The truth that Martin Luther King became aware of is that the whole economic system is corrupt and unjust and that without economic power freedom is a meaningless word. As the only white member of a black church, I have helped bury over twenty young black men killed by gun violence in the last three years. Violence is perpetuated in the black community as the only power that is available. I came to the conclusion long ago that capitalism requires a permanent under class in order to function and that skin color is always the easiest way to pick and choose, but if it was no blacks, it would be some other group. When there's not enough chairs at the table someone is going to get left out and blackness is the easiest since it is so obvious and easy to seperate.

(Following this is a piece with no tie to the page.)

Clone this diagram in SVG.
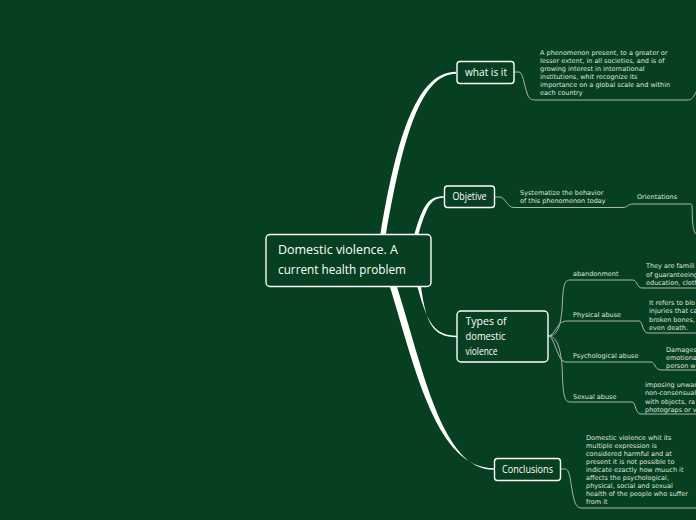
<svg xmlns="http://www.w3.org/2000/svg" width="696" height="520" viewBox="0 0 696 520">
<style>
.node rect{fill:#073f21;stroke:#ffffff;stroke-width:1.4}
.nt{font-family:"Open Sans","DejaVu Sans",sans-serif;font-size:11px;fill:#ffffff}
.ct{font-size:12px}
.st{font-family:"DejaVu Sans",sans-serif;font-size:6.5px;fill:#dfe5df}
.thin{fill:none;stroke:#aab8ab;stroke-width:1}
.thick{fill:#ffffff;stroke:none}
</style>
<rect x="0" y="0" width="696" height="520" fill="#073f21"/>
<g id="connectors">
<path class="thick" d="M380.5,234 C395,148 414,71.8 456,71.8 L456,73.8 C418,73.8 401,150 386,234 Z"/>
<path class="thick" d="M414.5,234 C423,205 428,196.2 444,196.2 L444,197.8 C431,197.8 427,206 418.5,234 Z"/>
<path class="thick" d="M417.5,287 C427,322 434,335.7 457,335.7 L457,337.3 C432,337.3 426,322 421,287 Z"/>
<path class="thick" d="M390,287 C416,372 437,468.2 494,468.2 L494,469.8 C442,469.8 424,372 397,287 Z"/>
<path class="thin" d="M514,72 L519,72 C523,72 524,85 527,93 C529,99 531,100 536,100 L688,100 C692,100 694,96 696,92"/>
<path class="thin" d="M495,197 L500,197 C505,197 507,207.5 514,207.5 L623,207.5 C628,207.5 627,204 634,204 L691,204 C692.5,204 692,212 692.5,220 C693,228 694,232 696,234"/>
<path class="thin" d="M548,336 C556,336 560,330 562,310 C563,290 563,280 570,280 L633,280 C637,280 637,288 642,288 L696,288"/>
<path class="thin" d="M548,336 C555,336 557,321 566,321 L639,321 C643,321 642,333 648,333 L696,333"/>
<path class="thin" d="M548,336 C555,336 557,362 566,362 L651,362 C655,362 655,370 661,370 L696,370"/>
<path class="thin" d="M548,336 C556,336 560,345 562,365 C563,390 563,402 570,402 L632,402 C636,402 635,414 641,414 L696,414"/>
<path class="thin" d="M560,469 L565,469 C570,469 570,480 573,495 C575,505 577,508 582,508 L696,508"/>
</g>
<g id="central" class="node">
<rect x="266" y="234.5" width="165" height="52" rx="4"/>
<text class="nt ct" x="278" y="254" textLength="120" lengthAdjust="spacingAndGlyphs">Domestic violence. A</text>
<text class="nt ct" x="278" y="273.5" textLength="128" lengthAdjust="spacingAndGlyphs">current health problem</text>
</g>
<g id="what-is-it" class="node">
<rect x="457" y="61.5" width="57" height="22" rx="3"/>
<text class="nt" x="465" y="75.5" textLength="42" lengthAdjust="spacingAndGlyphs">what is it</text>
</g>
<g id="what-is-it-detail">
<text class="st" x="540" y="55">A phenomenon present, to a greater or</text>
<text class="st" x="540" y="63">lesser extent, in all societies, and is of</text>
<text class="st" x="540" y="71">growing interest in international</text>
<text class="st" x="540" y="79">institutions, whit recognize its</text>
<text class="st" x="540" y="87">importance on a global scale and within</text>
<text class="st" x="540" y="95">each country</text>
</g>
<g id="objetive" class="node">
<rect x="444.5" y="186" width="50" height="21.5" rx="3"/>
<text class="nt" x="452.5" y="200" textLength="34" lengthAdjust="spacingAndGlyphs">Objetive</text>
</g>
<g id="objetive-detail">
<text class="st" x="520" y="195">Systematize the behavior</text>
<text class="st" x="520" y="203.3">of this phenomenon today</text>
</g>
<g id="orientations">
<text class="st" x="637" y="199.3">Orientations</text>
</g>
<g id="types" class="node">
<rect x="457" y="311" width="91" height="51" rx="4"/>
<text class="nt" x="465.5" y="324.5" textLength="41" lengthAdjust="spacingAndGlyphs">Types of</text>
<text class="nt" x="465.5" y="339.5" textLength="40" lengthAdjust="spacingAndGlyphs">domestic</text>
<text class="nt" x="465.5" y="354.5" textLength="32" lengthAdjust="spacingAndGlyphs">violence</text>
</g>
<g id="abandonment">
<text class="st" x="573" y="276">abandonment</text>
<text class="st" x="646" y="268.3">They are famili</text>
<text class="st" x="646" y="276.6">of guaranteeing</text>
<text class="st" x="646" y="284.9">education, cloth</text>
</g>
<g id="physical">
<text class="st" x="573" y="317">Physical abuse</text>
<text class="st" x="649" y="305">It refers to blo</text>
<text class="st" x="649" y="313.3">injuries that ca</text>
<text class="st" x="649" y="321.6">broken bones,</text>
<text class="st" x="649" y="329.9">even death.</text>
</g>
<g id="psychological">
<text class="st" x="573" y="358">Psychological abuse</text>
<text class="st" x="666" y="351.5">Damages</text>
<text class="st" x="666" y="359.8">emotiona</text>
<text class="st" x="666" y="368.1">person w</text>
</g>
<g id="sexual">
<text class="st" x="573" y="399">Sexual abuse</text>
<text class="st" x="645" y="387">imposing unwan</text>
<text class="st" x="645" y="395.3">non-consensual</text>
<text class="st" x="645" y="403.6">with objects, ra</text>
<text class="st" x="645" y="411.9">photograps or v</text>
</g>
<g id="conclusions" class="node">
<rect x="494.5" y="458.5" width="66" height="22" rx="3"/>
<text class="nt" x="502" y="473" textLength="51" lengthAdjust="spacingAndGlyphs">Conclusions</text>
</g>
<g id="conclusions-detail">
<text class="st" x="586" y="440">Domestic violence whit its</text>
<text class="st" x="586" y="448">multiple expression is</text>
<text class="st" x="586" y="456">considered harmful and at</text>
<text class="st" x="586" y="464">present it is not possible to</text>
<text class="st" x="586" y="472">indicate ezactly how muuch it</text>
<text class="st" x="586" y="480">affects the psychological,</text>
<text class="st" x="586" y="488">physical, social and sexual</text>
<text class="st" x="586" y="496">health of the people who suffer</text>
<text class="st" x="586" y="504">from it</text>
</g>
</svg>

What bothers me most about the history of the civil rights movement is the ignoring of the work done on civil rights by the Socialist Workers Party, the Communist Party USA, the Democratic Socialist. The IWW, and many more groups with a Marxist ideology. It's like super McCarthyism for blacks. Whether I agreed with Communist Party on all things or not is irrelevant. They were at the vanguard of the Civil Rights Movement because they saw racism as wrong and even evil and were willing to take great personal risks to fight it. The few rights we got weren't given to us but were demanded and paid for in blood. Now they would have us believe it was all peaceful. Well, I still got scars and left some behind, too.